━━ Available data

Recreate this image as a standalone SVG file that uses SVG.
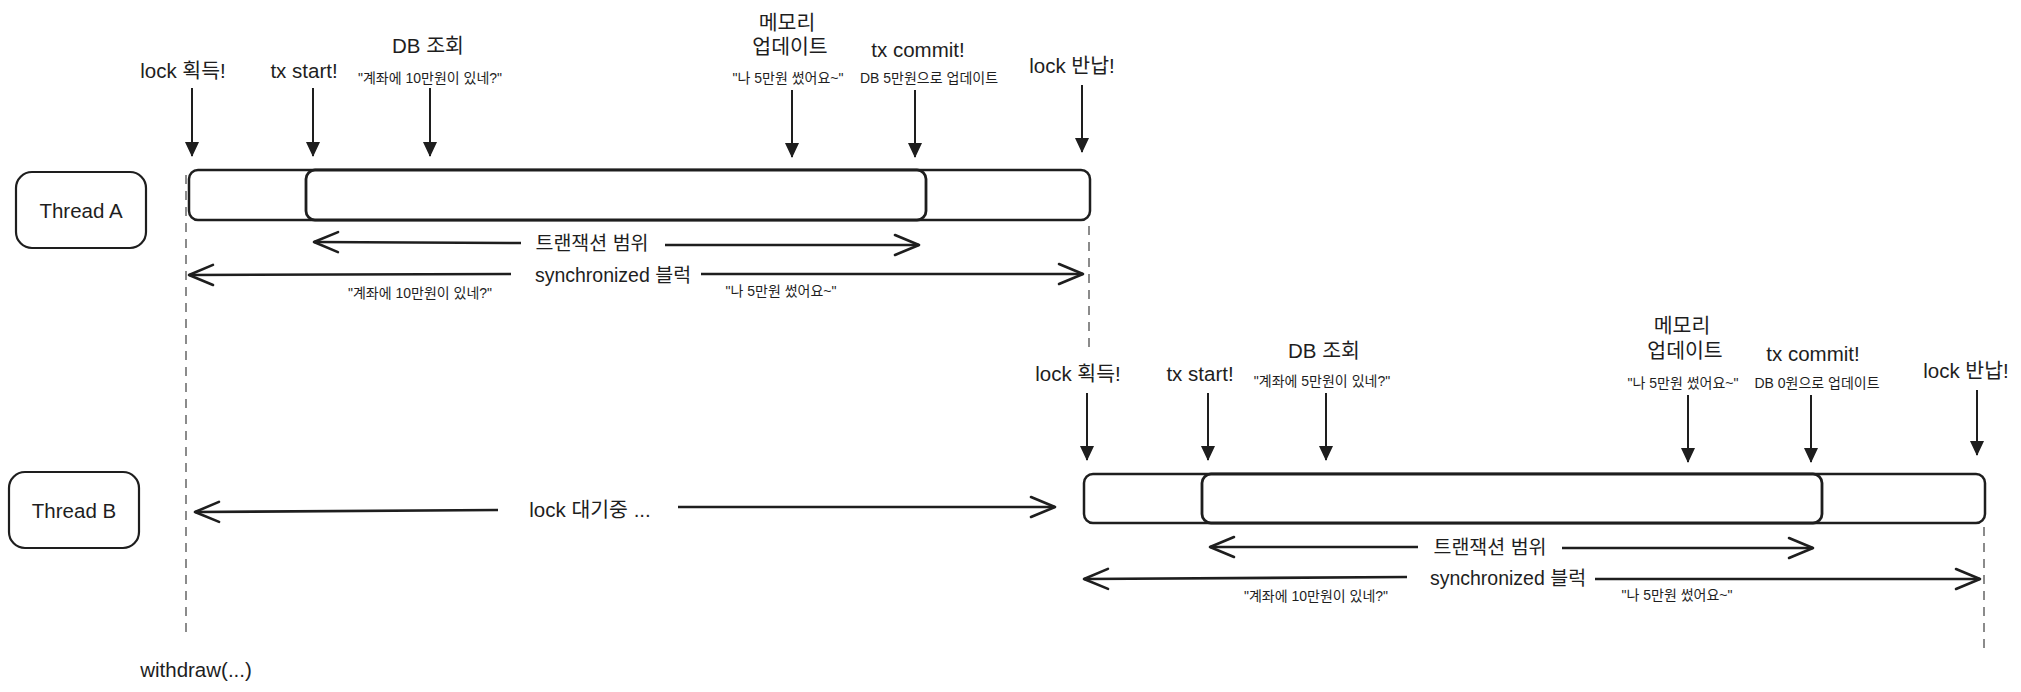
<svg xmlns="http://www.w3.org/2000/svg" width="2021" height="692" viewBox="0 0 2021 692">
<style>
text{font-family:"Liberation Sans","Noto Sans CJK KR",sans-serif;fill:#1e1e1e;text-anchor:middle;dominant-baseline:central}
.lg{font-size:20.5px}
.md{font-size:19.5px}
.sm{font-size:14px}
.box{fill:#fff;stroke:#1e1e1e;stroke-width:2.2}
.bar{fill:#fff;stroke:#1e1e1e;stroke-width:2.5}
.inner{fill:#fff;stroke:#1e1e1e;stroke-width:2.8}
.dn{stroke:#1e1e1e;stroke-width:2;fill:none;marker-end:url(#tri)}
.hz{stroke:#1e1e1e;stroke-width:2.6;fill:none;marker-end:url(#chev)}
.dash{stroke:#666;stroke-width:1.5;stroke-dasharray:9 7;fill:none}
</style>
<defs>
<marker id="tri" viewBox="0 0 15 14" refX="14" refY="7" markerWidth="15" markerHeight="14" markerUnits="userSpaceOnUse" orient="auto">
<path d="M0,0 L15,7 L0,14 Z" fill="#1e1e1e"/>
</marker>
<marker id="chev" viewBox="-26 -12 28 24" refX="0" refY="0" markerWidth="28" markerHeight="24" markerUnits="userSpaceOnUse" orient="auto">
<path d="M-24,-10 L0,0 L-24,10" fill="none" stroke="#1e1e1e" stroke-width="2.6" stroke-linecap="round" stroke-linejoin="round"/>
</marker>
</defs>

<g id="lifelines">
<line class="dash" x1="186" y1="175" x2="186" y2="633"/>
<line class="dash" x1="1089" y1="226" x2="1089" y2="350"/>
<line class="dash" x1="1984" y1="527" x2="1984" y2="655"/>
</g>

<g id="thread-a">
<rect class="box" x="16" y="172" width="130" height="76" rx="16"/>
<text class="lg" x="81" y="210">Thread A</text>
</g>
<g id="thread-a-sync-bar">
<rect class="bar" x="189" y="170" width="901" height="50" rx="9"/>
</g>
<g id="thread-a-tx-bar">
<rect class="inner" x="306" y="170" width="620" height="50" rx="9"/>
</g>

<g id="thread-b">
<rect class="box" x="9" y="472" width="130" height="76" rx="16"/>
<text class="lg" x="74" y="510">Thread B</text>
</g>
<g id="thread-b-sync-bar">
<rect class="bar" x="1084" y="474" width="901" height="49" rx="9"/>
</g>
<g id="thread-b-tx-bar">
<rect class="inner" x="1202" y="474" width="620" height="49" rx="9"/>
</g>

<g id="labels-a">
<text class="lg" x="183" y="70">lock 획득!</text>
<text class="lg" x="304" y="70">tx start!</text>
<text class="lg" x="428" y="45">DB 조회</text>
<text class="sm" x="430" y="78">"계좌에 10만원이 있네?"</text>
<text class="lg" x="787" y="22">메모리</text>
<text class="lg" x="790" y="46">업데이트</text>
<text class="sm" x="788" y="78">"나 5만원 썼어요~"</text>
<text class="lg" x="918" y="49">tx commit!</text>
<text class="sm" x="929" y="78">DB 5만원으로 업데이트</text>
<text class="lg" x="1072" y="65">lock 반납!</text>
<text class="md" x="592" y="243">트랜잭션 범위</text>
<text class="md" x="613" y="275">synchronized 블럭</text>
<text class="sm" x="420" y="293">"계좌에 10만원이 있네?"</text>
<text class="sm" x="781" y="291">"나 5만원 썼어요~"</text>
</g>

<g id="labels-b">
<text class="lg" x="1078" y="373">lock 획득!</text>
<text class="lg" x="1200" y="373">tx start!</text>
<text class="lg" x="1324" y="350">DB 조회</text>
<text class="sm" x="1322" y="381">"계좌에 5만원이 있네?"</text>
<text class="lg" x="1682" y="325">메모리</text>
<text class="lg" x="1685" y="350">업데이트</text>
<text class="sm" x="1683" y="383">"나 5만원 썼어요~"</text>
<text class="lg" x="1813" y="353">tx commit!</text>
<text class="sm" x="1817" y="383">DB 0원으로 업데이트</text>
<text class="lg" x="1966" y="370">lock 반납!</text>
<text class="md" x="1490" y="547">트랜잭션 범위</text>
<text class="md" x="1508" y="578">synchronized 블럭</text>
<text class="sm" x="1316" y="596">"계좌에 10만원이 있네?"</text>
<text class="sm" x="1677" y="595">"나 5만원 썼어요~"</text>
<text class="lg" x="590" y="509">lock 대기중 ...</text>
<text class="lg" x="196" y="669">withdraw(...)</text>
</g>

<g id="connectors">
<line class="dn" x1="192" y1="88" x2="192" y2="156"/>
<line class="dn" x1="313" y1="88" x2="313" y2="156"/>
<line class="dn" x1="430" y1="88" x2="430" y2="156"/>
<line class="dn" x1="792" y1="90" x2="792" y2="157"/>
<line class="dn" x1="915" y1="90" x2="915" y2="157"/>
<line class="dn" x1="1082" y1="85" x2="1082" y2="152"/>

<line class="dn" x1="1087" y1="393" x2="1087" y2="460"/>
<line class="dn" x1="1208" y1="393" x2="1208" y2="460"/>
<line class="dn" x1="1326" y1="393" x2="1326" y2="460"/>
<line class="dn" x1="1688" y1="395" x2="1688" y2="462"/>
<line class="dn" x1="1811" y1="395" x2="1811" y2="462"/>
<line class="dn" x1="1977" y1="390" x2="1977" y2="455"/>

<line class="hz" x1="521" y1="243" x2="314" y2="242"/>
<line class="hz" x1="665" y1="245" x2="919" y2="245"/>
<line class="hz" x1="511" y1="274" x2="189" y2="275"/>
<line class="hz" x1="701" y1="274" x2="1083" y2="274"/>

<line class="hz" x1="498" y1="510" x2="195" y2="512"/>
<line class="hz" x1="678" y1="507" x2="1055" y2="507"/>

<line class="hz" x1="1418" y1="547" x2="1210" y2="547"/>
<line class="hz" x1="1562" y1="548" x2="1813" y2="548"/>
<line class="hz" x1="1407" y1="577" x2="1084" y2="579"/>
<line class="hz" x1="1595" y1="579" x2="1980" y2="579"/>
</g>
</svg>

━━━━

Take the listing above and print it exactly, apart from the pictures.

- Correct answer:
Recreate this image as a standalone SVG file that uses SVG.
<svg xmlns="http://www.w3.org/2000/svg" width="2021" height="692" viewBox="0 0 2021 692">
<style>
text{font-family:"Liberation Sans","Noto Sans CJK KR",sans-serif;fill:#1e1e1e;text-anchor:middle;dominant-baseline:central}
.lg{font-size:20.5px}
.md{font-size:19.5px}
.sm{font-size:14px}
.box{fill:#fff;stroke:#1e1e1e;stroke-width:2.2}
.bar{fill:#fff;stroke:#1e1e1e;stroke-width:2.5}
.inner{fill:#fff;stroke:#1e1e1e;stroke-width:2.8}
.dn{stroke:#1e1e1e;stroke-width:2;fill:none;marker-end:url(#tri)}
.hz{stroke:#1e1e1e;stroke-width:2.6;fill:none;marker-end:url(#chev)}
.dash{stroke:#666;stroke-width:1.5;stroke-dasharray:9 7;fill:none}
</style>
<defs>
<marker id="tri" viewBox="0 0 15 14" refX="14" refY="7" markerWidth="15" markerHeight="14" markerUnits="userSpaceOnUse" orient="auto">
<path d="M0,0 L15,7 L0,14 Z" fill="#1e1e1e"/>
</marker>
<marker id="chev" viewBox="-26 -12 28 24" refX="0" refY="0" markerWidth="28" markerHeight="24" markerUnits="userSpaceOnUse" orient="auto">
<path d="M-24,-10 L0,0 L-24,10" fill="none" stroke="#1e1e1e" stroke-width="2.6" stroke-linecap="round" stroke-linejoin="round"/>
</marker>
</defs>

<g id="lifelines">
<line class="dash" x1="186" y1="175" x2="186" y2="633"/>
<line class="dash" x1="1089" y1="226" x2="1089" y2="350"/>
<line class="dash" x1="1984" y1="527" x2="1984" y2="655"/>
</g>

<g id="thread-a">
<rect class="box" x="16" y="172" width="130" height="76" rx="16"/>
<text class="lg" x="81" y="210">Thread A</text>
</g>
<g id="thread-a-sync-bar">
<rect class="bar" x="189" y="170" width="901" height="50" rx="9"/>
</g>
<g id="thread-a-tx-bar">
<rect class="inner" x="306" y="170" width="620" height="50" rx="9"/>
</g>

<g id="thread-b">
<rect class="box" x="9" y="472" width="130" height="76" rx="16"/>
<text class="lg" x="74" y="510">Thread B</text>
</g>
<g id="thread-b-sync-bar">
<rect class="bar" x="1084" y="474" width="901" height="49" rx="9"/>
</g>
<g id="thread-b-tx-bar">
<rect class="inner" x="1202" y="474" width="620" height="49" rx="9"/>
</g>

<g id="labels-a">
<text class="lg" x="183" y="70">lock 획득!</text>
<text class="lg" x="304" y="70">tx start!</text>
<text class="lg" x="428" y="45">DB 조회</text>
<text class="sm" x="430" y="78">"계좌에 10만원이 있네?"</text>
<text class="lg" x="787" y="22">메모리</text>
<text class="lg" x="790" y="46">업데이트</text>
<text class="sm" x="788" y="78">"나 5만원 썼어요~"</text>
<text class="lg" x="918" y="49">tx commit!</text>
<text class="sm" x="929" y="78">DB 5만원으로 업데이트</text>
<text class="lg" x="1072" y="65">lock 반납!</text>
<text class="md" x="592" y="243">트랜잭션 범위</text>
<text class="md" x="613" y="275">synchronized 블럭</text>
<text class="sm" x="420" y="293">"계좌에 10만원이 있네?"</text>
<text class="sm" x="781" y="291">"나 5만원 썼어요~"</text>
</g>

<g id="labels-b">
<text class="lg" x="1078" y="373">lock 획득!</text>
<text class="lg" x="1200" y="373">tx start!</text>
<text class="lg" x="1324" y="350">DB 조회</text>
<text class="sm" x="1322" y="381">"계좌에 5만원이 있네?"</text>
<text class="lg" x="1682" y="325">메모리</text>
<text class="lg" x="1685" y="350">업데이트</text>
<text class="sm" x="1683" y="383">"나 5만원 썼어요~"</text>
<text class="lg" x="1813" y="353">tx commit!</text>
<text class="sm" x="1817" y="383">DB 0원으로 업데이트</text>
<text class="lg" x="1966" y="370">lock 반납!</text>
<text class="md" x="1490" y="547">트랜잭션 범위</text>
<text class="md" x="1508" y="578">synchronized 블럭</text>
<text class="sm" x="1316" y="596">"계좌에 10만원이 있네?"</text>
<text class="sm" x="1677" y="595">"나 5만원 썼어요~"</text>
<text class="lg" x="590" y="509">lock 대기중 ...</text>
<text class="lg" x="196" y="669">withdraw(...)</text>
</g>

<g id="connectors">
<line class="dn" x1="192" y1="88" x2="192" y2="156"/>
<line class="dn" x1="313" y1="88" x2="313" y2="156"/>
<line class="dn" x1="430" y1="88" x2="430" y2="156"/>
<line class="dn" x1="792" y1="90" x2="792" y2="157"/>
<line class="dn" x1="915" y1="90" x2="915" y2="157"/>
<line class="dn" x1="1082" y1="85" x2="1082" y2="152"/>

<line class="dn" x1="1087" y1="393" x2="1087" y2="460"/>
<line class="dn" x1="1208" y1="393" x2="1208" y2="460"/>
<line class="dn" x1="1326" y1="393" x2="1326" y2="460"/>
<line class="dn" x1="1688" y1="395" x2="1688" y2="462"/>
<line class="dn" x1="1811" y1="395" x2="1811" y2="462"/>
<line class="dn" x1="1977" y1="390" x2="1977" y2="455"/>

<line class="hz" x1="521" y1="243" x2="314" y2="242"/>
<line class="hz" x1="665" y1="245" x2="919" y2="245"/>
<line class="hz" x1="511" y1="274" x2="189" y2="275"/>
<line class="hz" x1="701" y1="274" x2="1083" y2="274"/>

<line class="hz" x1="498" y1="510" x2="195" y2="512"/>
<line class="hz" x1="678" y1="507" x2="1055" y2="507"/>

<line class="hz" x1="1418" y1="547" x2="1210" y2="547"/>
<line class="hz" x1="1562" y1="548" x2="1813" y2="548"/>
<line class="hz" x1="1407" y1="577" x2="1084" y2="579"/>
<line class="hz" x1="1595" y1="579" x2="1980" y2="579"/>
</g>
</svg>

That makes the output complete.